## DATA SHOWN

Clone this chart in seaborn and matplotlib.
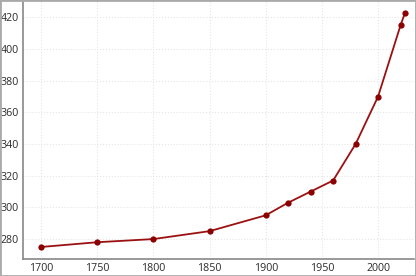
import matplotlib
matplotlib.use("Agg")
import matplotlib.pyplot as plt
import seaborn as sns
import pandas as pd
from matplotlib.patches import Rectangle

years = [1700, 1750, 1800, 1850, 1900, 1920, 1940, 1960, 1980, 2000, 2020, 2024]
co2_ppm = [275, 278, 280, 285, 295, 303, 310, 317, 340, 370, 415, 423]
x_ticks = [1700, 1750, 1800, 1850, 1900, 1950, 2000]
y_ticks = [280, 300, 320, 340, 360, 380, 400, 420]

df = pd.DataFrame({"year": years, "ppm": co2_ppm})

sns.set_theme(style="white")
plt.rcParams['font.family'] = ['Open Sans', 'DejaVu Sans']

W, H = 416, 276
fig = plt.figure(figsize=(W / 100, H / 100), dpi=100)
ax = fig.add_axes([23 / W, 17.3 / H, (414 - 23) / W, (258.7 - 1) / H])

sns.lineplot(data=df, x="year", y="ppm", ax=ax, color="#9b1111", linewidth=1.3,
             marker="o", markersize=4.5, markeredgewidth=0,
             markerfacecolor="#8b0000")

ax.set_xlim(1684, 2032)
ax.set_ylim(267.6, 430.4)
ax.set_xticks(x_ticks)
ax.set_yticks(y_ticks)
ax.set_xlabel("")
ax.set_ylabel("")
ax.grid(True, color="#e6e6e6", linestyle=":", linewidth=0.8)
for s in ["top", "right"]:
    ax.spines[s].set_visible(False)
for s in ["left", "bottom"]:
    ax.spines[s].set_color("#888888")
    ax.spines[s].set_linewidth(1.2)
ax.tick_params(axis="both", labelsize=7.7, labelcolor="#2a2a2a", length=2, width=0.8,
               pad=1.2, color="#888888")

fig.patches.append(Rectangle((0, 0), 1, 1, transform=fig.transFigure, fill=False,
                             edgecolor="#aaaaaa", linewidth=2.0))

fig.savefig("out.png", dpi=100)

## REQUIRED TASK
Omit the pictures and reproduce the listing exactly.

## RESULT FOR THIS TASK
Clone this chart in seaborn and matplotlib.
import matplotlib
matplotlib.use("Agg")
import matplotlib.pyplot as plt
import seaborn as sns
import pandas as pd
from matplotlib.patches import Rectangle

years = [1700, 1750, 1800, 1850, 1900, 1920, 1940, 1960, 1980, 2000, 2020, 2024]
co2_ppm = [275, 278, 280, 285, 295, 303, 310, 317, 340, 370, 415, 423]
x_ticks = [1700, 1750, 1800, 1850, 1900, 1950, 2000]
y_ticks = [280, 300, 320, 340, 360, 380, 400, 420]

df = pd.DataFrame({"year": years, "ppm": co2_ppm})

sns.set_theme(style="white")
plt.rcParams['font.family'] = ['Open Sans', 'DejaVu Sans']

W, H = 416, 276
fig = plt.figure(figsize=(W / 100, H / 100), dpi=100)
ax = fig.add_axes([23 / W, 17.3 / H, (414 - 23) / W, (258.7 - 1) / H])

sns.lineplot(data=df, x="year", y="ppm", ax=ax, color="#9b1111", linewidth=1.3,
             marker="o", markersize=4.5, markeredgewidth=0,
             markerfacecolor="#8b0000")

ax.set_xlim(1684, 2032)
ax.set_ylim(267.6, 430.4)
ax.set_xticks(x_ticks)
ax.set_yticks(y_ticks)
ax.set_xlabel("")
ax.set_ylabel("")
ax.grid(True, color="#e6e6e6", linestyle=":", linewidth=0.8)
for s in ["top", "right"]:
    ax.spines[s].set_visible(False)
for s in ["left", "bottom"]:
    ax.spines[s].set_color("#888888")
    ax.spines[s].set_linewidth(1.2)
ax.tick_params(axis="both", labelsize=7.7, labelcolor="#2a2a2a", length=2, width=0.8,
               pad=1.2, color="#888888")

fig.patches.append(Rectangle((0, 0), 1, 1, transform=fig.transFigure, fill=False,
                             edgecolor="#aaaaaa", linewidth=2.0))

fig.savefig("out.png", dpi=100)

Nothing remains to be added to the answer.